The Scone resident, for the past seven years, died in August at the age of 57 after health issues contributed to his short life.
“He’ll be sadly missed,” she said.
“You would’ve seen Wayne some early mornings with his cappuccino and newspaper sitting in the park; or other times listening to his transistor radio.
“He’d say ‘good morning’ to you or ‘what a beautiful morning’ as you passed him.
“Also, he’d have his beret, and back pack, on.
“Unfortunately, Wayne was intellectually-challenged and suffered with mental health issues.
“But, he had a big heart – he was compassionate and loving.
“I would like to thank everyone for their kind words, support and condolences, beautiful cards and flowers, as well as my family, friends and work colleagues.
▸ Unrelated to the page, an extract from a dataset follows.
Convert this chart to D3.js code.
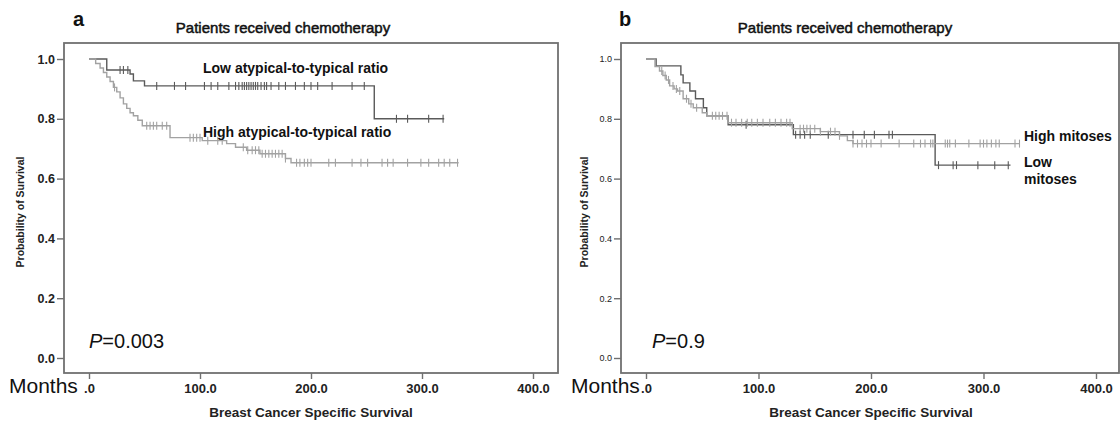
<!DOCTYPE html>
<html><head><meta charset="utf-8">
<script src="https://cdn.jsdelivr.net/npm/d3@7"></script>
<style>
html,body{margin:0;padding:0;background:#fff;}
svg{display:block;font-family:"Liberation Sans",Arial,sans-serif;}
</style></head>
<body>
<svg id="chart" width="1120" height="423"></svg>
<script>
// ---------- shared axis data ----------
const xTicks = [0, 100, 200, 300, 400];
const xTickLabels = [".0", "100.0", "200.0", "300.0", "400.0"];
const yTicks = [0, 0.2, 0.4, 0.6, 0.8, 1.0];
const yTickLabels = ["0.0", "0.2", "0.4", "0.6", "0.8", "1.0"];

// ---------- panel a: atypical-to-typical ratio ----------
const aLowTimes = [0, 16, 37, 40, 50, 257];
const aLowSurv  = [1.0, 0.963, 0.95, 0.927, 0.91, 0.80];
const aLowEnd = 320;
const aLowCensor = [28, 31, 35, 61, 77, 87, 104, 110, 116, 126, 132, 135, 138, 140, 142, 144, 146, 148, 150, 152, 155, 158, 160, 164, 171, 177, 186, 194, 200, 206, 219, 237, 248, 277, 287, 306, 319];

const aHighTimes = [0, 6, 10, 13, 16, 19, 22, 25, 28, 31, 34, 37, 40, 44, 48, 73, 102, 124, 132, 142, 154, 177, 182];
const aHighSurv  = [1.0, 0.985, 0.97, 0.955, 0.94, 0.925, 0.905, 0.89, 0.87, 0.85, 0.835, 0.82, 0.81, 0.795, 0.777, 0.737, 0.727, 0.717, 0.705, 0.695, 0.683, 0.667, 0.653];
const aHighEnd = 333;
const aHighCensor = [23, 52, 55, 58, 61, 66, 70, 91, 94, 97, 100, 107, 116, 120, 139, 143, 147, 150, 153, 156, 159, 162, 165, 168, 171, 174, 177, 187, 190, 194, 197, 200, 216, 222, 237, 245, 251, 264, 269, 274, 287, 299, 306, 315, 320, 325, 332];

// ---------- panel b: mitoses ----------
const bLowTimes = [0, 9, 31, 33, 39, 44, 51, 54, 73, 131, 257];
const bLowSurv  = [1.0, 0.977, 0.947, 0.92, 0.893, 0.867, 0.837, 0.81, 0.78, 0.747, 0.645];
const bLowEnd = 324;
const bLowCensor = [89, 133, 137, 141, 146, 162, 184, 194, 203, 216, 219, 260, 273, 276, 295, 310, 322];

const bHighTimes = [0, 8, 12, 15, 18, 21, 25, 28, 33, 38, 42, 50, 54, 73, 130, 155, 172, 179, 184];
const bHighSurv  = [1.0, 0.975, 0.96, 0.945, 0.93, 0.91, 0.9, 0.893, 0.867, 0.85, 0.837, 0.82, 0.81, 0.787, 0.767, 0.757, 0.743, 0.727, 0.717];
const bHighEnd = 332;
const bHighCensor = [14, 17, 20, 24, 27, 30, 36, 40, 45, 59, 62, 65, 68, 72, 76, 80, 85, 90, 94, 99, 104, 110, 115, 120, 125, 128, 137, 140, 143, 146, 150, 155, 164, 168, 172, 184, 188, 192, 196, 200, 209, 225, 238, 244, 248, 253, 255, 266, 268, 270, 275, 287, 297, 300, 303, 307, 311, 314, 328, 332];

const DARK = "#5a5a5a", LIGHT = "#a2a2a2", FRAME = "#707070";

const svg = d3.select("#chart");

function survAt(times, surv, t) {
  let v = surv[0];
  for (let i = 0; i < times.length; i++) if (times[i] <= t) v = surv[i];
  return v;
}

function drawPanel(cfg) {
  const g = svg.append("g");
  const x = d3.scaleLinear().domain([0, 400]).range(cfg.xRange);
  const y = d3.scaleLinear().domain([0, 1]).range([358, 59]);

  // frame
  g.append("rect").attr("x", cfg.frame[0]).attr("y", cfg.frame[1])
    .attr("width", cfg.frame[2] - cfg.frame[0]).attr("height", cfg.frame[3] - cfg.frame[1])
    .attr("fill", "none").attr("stroke", FRAME).attr("stroke-width", 1.8);

  // y axis
  const ya = g.append("g").attr("transform", `translate(${cfg.frame[0]},0)`)
    .call(d3.axisLeft(y).tickValues(yTicks).tickFormat((d, i) => yTickLabels[i]).tickSize(7).tickPadding(2));
  ya.select(".domain").remove();
  ya.selectAll(".tick line").attr("stroke", FRAME).attr("stroke-width", 1.4);
  ya.selectAll(".tick text").attr("fill", "#222")
    .style("font-size", cfg.yFont + "px").style("font-weight", cfg.yWeight);

  // x axis
  const xa = g.append("g").attr("transform", `translate(0,${cfg.frame[3]})`)
    .call(d3.axisBottom(x).tickValues(xTicks).tickFormat((d, i) => xTickLabels[i]).tickSize(6).tickPadding(5));
  xa.select(".domain").remove();
  xa.selectAll(".tick line").attr("stroke", FRAME).attr("stroke-width", 1.4);
  xa.selectAll(".tick text").attr("fill", "#222").style("font-size", "13px").style("font-weight", "bold");

  const line = d3.line().x(d => x(d[0])).y(d => y(d[1])).curve(d3.curveStepAfter);
  cfg.series.forEach(s => {
    const pts = s.times.map((t, i) => [t, s.surv[i]]);
    pts.push([s.end, s.surv[s.surv.length - 1]]);
    g.append("path").attr("d", line(pts)).attr("fill", "none")
      .attr("stroke", s.color).attr("stroke-width", 1.4);
    g.append("g").selectAll("line").data(s.censor).join("line")
      .attr("x1", d => x(d)).attr("x2", d => x(d))
      .attr("y1", d => y(survAt(s.times, s.surv, d)) - 4)
      .attr("y2", d => y(survAt(s.times, s.surv, d)) + 4)
      .attr("stroke", s.color).attr("stroke-width", 1.1);
  });

  // panel letter
  g.append("text").attr("x", cfg.letterX).attr("y", 26).text(cfg.letter)
    .style("font-size", "20px").style("font-weight", "bold").attr("fill", "#111");
  // title
  g.append("text").attr("x", cfg.titleX).attr("y", 33).attr("text-anchor", "middle")
    .text("Patients received chemotherapy").style("font-size", "15px").attr("fill", "#111")
    .attr("stroke", "#111").attr("stroke-width", 0.5);
  // x title
  g.append("text").attr("x", cfg.xTitleX).attr("y", 417).attr("text-anchor", "middle")
    .text("Breast Cancer Specific Survival").style("font-size", "13.5px").style("font-weight", "bold").attr("fill", "#222");
  // y title
  g.append("text").attr("transform", `translate(${cfg.yTitleX},212) rotate(-90)`).attr("text-anchor", "middle")
    .text("Probability of Survival").style("font-size", "10.5px").style("font-weight", "bold").attr("fill", "#222");
  // Months
  g.append("text").attr("x", cfg.monthsX).attr("y", 393).text("Months")
    .style("font-size", "21px").attr("fill", "#111");
  // P value
  const p = g.append("text").attr("x", cfg.pX).attr("y", 348).style("font-size", "20px").attr("fill", "#111");
  p.append("tspan").text("P").style("font-style", "italic");
  p.append("tspan").text(cfg.pText);
  // labels
  cfg.labels.forEach(l => {
    g.append("text").attr("x", l[0]).attr("y", l[1]).text(l[2])
      .style("font-size", "14px").style("font-weight", "bold").attr("fill", "#111");
  });
}

drawPanel({
  xRange: [89, 533], frame: [64, 43, 558, 373],
  yFont: 12.5, yWeight: "bold",
  letter: "a", letterX: 73, titleX: 283, xTitleX: 311, yTitleX: 24, monthsX: 9, pX: 89, pText: "=0.003",
  series: [
    {times: aLowTimes, surv: aLowSurv, end: aLowEnd, censor: aLowCensor, color: DARK},
    {times: aHighTimes, surv: aHighSurv, end: aHighEnd, censor: aHighCensor, color: LIGHT}
  ],
  labels: [[203, 73, "Low atypical-to-typical ratio"], [203, 137, "High atypical-to-typical ratio"]]
});

drawPanel({
  xRange: [646, 1096], frame: [621, 43, 1119, 373],
  yFont: 9, yWeight: "normal",
  letter: "b", letterX: 619, titleX: 845, xTitleX: 871, yTitleX: 588, monthsX: 571, pX: 652, pText: "=0.9",
  series: [
    {times: bLowTimes, surv: bLowSurv, end: bLowEnd, censor: bLowCensor, color: DARK},
    {times: bHighTimes, surv: bHighSurv, end: bHighEnd, censor: bHighCensor, color: LIGHT}
  ],
  labels: [[1024, 141, "High mitoses"], [1024, 167, "Low"], [1024, 184, "mitoses"]]
});
</script>
</body></html>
“There are so many people to acknowledge, from doctors to police, the nurses and staff at Scone Medical Practice, Sally Pereira (Endeavour Group Australia) to the paramedics who worked so hard to bring Wayne back, those at Scott Memorial Hospital and PharmaSave Scone Chemist.
“To you all, a big thank you.
“He was my big brother, as well as a caring brother-in-law, uncle and great uncle.”
Mrs Benning said Wayne had a love of books, DVDs and music.
“He would get into my car with a handful of CDs – it could be anything from the Russian Military Band to Cuban or ABBA,” she recalled.
“Or, he’d play his harmonica.
“Growing up with Wayne [in Melbourne] was never dull as far back as I can remember.
“On weekends, he’d have his fishing net and basket – and we’d go to the Exhibition Gardens to catch yabbies until the garden-keeper hunted us off.
“He’d also collect empty bottles.
“Back then, you got money on returns, so Wayne spent the money on firecrackers.
“He taught me to hold the Tom Thumbs while he lit them, yelling at me to ‘throw it before it blew’.
“I remember the time dad made Wayne a good old billycart.
“He’d say ‘C’mon Kerrie’ and I’d follow him.
“This one time, it was up to the top of a hill.
“Yes, I was his crash-test dummy and my skin was taken off everywhere.
“But, he held me while I was crying until someone arrived.
“Then there were the cowboy and Indian games – I recollect being tied to the clothesline.
“Wayne, in his full get-up (the vest, hat and sheriff badges), would run around making Indian noises.
“Before our mother passed away, I promised her I’d look after him.
“I know in my heart I did that right until the end.”